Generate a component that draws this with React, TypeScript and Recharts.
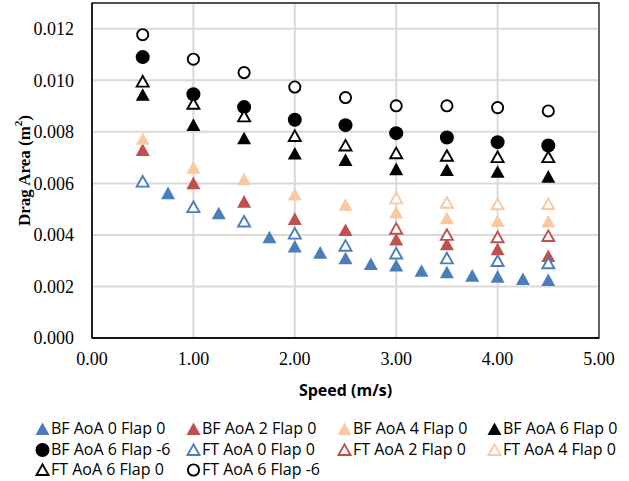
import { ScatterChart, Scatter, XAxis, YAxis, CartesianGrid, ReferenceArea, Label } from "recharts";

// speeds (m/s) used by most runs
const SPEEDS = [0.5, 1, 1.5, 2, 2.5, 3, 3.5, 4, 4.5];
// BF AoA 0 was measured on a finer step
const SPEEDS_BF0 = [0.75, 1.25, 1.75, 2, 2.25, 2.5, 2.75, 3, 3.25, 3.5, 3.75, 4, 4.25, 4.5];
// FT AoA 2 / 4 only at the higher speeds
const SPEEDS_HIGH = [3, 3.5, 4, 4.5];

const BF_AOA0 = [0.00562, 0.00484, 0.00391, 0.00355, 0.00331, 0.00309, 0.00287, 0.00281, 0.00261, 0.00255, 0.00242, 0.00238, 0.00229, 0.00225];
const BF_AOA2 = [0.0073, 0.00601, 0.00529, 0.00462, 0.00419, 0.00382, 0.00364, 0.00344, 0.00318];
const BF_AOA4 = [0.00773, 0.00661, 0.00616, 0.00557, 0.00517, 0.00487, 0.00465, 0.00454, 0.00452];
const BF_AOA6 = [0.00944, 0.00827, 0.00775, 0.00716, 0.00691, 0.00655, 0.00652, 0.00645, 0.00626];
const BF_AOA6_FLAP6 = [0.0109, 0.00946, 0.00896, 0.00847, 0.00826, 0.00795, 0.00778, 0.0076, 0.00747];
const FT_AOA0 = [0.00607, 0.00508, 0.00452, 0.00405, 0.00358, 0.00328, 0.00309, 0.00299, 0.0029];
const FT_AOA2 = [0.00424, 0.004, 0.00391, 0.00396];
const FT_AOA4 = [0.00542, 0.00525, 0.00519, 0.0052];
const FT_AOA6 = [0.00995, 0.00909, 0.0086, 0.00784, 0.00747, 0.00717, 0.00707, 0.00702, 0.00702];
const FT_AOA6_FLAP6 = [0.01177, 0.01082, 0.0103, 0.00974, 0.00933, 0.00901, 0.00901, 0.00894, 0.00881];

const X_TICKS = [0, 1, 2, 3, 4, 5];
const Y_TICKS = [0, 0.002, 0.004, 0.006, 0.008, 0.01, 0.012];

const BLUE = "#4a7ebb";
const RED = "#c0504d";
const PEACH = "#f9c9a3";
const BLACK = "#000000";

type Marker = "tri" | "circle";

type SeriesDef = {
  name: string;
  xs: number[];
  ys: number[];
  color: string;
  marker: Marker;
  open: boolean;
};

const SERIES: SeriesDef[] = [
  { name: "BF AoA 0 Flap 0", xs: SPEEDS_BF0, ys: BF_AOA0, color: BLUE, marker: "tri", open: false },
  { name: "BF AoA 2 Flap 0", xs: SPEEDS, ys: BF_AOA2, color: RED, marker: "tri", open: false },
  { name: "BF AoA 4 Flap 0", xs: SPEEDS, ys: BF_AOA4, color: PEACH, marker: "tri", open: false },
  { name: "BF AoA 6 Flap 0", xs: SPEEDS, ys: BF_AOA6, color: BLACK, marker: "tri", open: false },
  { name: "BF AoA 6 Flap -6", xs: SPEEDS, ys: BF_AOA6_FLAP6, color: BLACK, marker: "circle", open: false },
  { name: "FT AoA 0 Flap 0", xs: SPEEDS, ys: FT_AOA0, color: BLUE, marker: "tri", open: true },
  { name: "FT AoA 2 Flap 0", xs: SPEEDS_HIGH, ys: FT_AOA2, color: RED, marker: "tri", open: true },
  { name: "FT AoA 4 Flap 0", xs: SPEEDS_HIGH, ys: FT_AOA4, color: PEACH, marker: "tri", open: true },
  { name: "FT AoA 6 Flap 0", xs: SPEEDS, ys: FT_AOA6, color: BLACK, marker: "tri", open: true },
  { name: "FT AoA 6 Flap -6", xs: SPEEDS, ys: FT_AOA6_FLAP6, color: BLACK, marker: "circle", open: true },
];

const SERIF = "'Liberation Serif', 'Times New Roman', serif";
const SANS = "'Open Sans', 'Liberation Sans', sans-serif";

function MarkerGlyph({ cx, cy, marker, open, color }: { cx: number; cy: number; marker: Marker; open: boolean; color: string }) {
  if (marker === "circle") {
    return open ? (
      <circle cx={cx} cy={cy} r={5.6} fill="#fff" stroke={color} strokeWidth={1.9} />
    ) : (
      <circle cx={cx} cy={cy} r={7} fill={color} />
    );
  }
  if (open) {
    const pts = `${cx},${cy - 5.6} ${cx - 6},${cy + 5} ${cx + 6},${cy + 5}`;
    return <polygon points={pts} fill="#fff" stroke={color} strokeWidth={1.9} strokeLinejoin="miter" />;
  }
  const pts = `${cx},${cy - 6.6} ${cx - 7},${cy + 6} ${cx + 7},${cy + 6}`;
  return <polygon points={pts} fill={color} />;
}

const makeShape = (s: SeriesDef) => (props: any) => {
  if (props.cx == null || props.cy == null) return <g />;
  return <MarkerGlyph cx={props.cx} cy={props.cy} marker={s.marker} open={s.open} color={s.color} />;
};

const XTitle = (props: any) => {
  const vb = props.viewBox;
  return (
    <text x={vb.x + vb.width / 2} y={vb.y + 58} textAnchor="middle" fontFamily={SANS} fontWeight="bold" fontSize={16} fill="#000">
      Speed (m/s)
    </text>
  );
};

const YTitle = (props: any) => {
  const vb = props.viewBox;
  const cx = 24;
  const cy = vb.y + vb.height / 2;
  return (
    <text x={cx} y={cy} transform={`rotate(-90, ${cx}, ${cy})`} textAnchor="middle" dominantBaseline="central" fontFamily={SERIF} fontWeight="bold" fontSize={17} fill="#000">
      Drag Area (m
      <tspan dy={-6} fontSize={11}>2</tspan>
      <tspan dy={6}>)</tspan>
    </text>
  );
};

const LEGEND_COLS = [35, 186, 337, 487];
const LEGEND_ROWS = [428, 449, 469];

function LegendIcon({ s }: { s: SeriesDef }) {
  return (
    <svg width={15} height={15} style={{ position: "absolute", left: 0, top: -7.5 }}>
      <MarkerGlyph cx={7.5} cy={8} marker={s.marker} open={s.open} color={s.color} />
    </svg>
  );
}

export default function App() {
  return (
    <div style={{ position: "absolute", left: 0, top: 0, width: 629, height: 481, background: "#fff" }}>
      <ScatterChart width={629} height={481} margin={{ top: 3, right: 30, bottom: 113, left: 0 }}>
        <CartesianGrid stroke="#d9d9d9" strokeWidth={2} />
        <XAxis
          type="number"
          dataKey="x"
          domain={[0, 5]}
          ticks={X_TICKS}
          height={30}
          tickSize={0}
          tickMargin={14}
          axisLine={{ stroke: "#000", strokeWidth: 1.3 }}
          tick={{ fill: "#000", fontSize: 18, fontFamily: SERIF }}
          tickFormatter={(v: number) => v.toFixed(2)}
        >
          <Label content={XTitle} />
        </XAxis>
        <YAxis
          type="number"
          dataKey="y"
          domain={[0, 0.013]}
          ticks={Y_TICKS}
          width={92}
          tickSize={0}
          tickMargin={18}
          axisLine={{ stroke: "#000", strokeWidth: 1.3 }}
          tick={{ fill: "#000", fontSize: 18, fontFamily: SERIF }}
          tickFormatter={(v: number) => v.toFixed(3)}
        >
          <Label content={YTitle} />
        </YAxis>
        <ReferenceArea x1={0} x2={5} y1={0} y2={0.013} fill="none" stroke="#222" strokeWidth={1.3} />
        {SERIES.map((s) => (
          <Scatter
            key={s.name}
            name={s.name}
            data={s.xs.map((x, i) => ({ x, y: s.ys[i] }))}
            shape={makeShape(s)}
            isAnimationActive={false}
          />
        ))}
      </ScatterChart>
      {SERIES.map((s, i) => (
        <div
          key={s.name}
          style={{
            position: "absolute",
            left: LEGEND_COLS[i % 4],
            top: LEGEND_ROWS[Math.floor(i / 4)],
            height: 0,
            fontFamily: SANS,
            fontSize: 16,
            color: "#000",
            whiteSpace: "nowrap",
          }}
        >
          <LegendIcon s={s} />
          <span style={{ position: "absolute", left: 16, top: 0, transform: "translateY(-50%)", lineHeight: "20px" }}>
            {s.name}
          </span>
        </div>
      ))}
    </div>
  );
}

DIRECTIONS: Extract, word for word, each line from the top of the data down to and including the line with "CartesianGrid, ReferenceArea, Label"; skip the pictures.

FINAL RESULT:
Generate a component that draws this with React, TypeScript and Recharts.
import { ScatterChart, Scatter, XAxis, YAxis, CartesianGrid, ReferenceArea, Label } from "recharts";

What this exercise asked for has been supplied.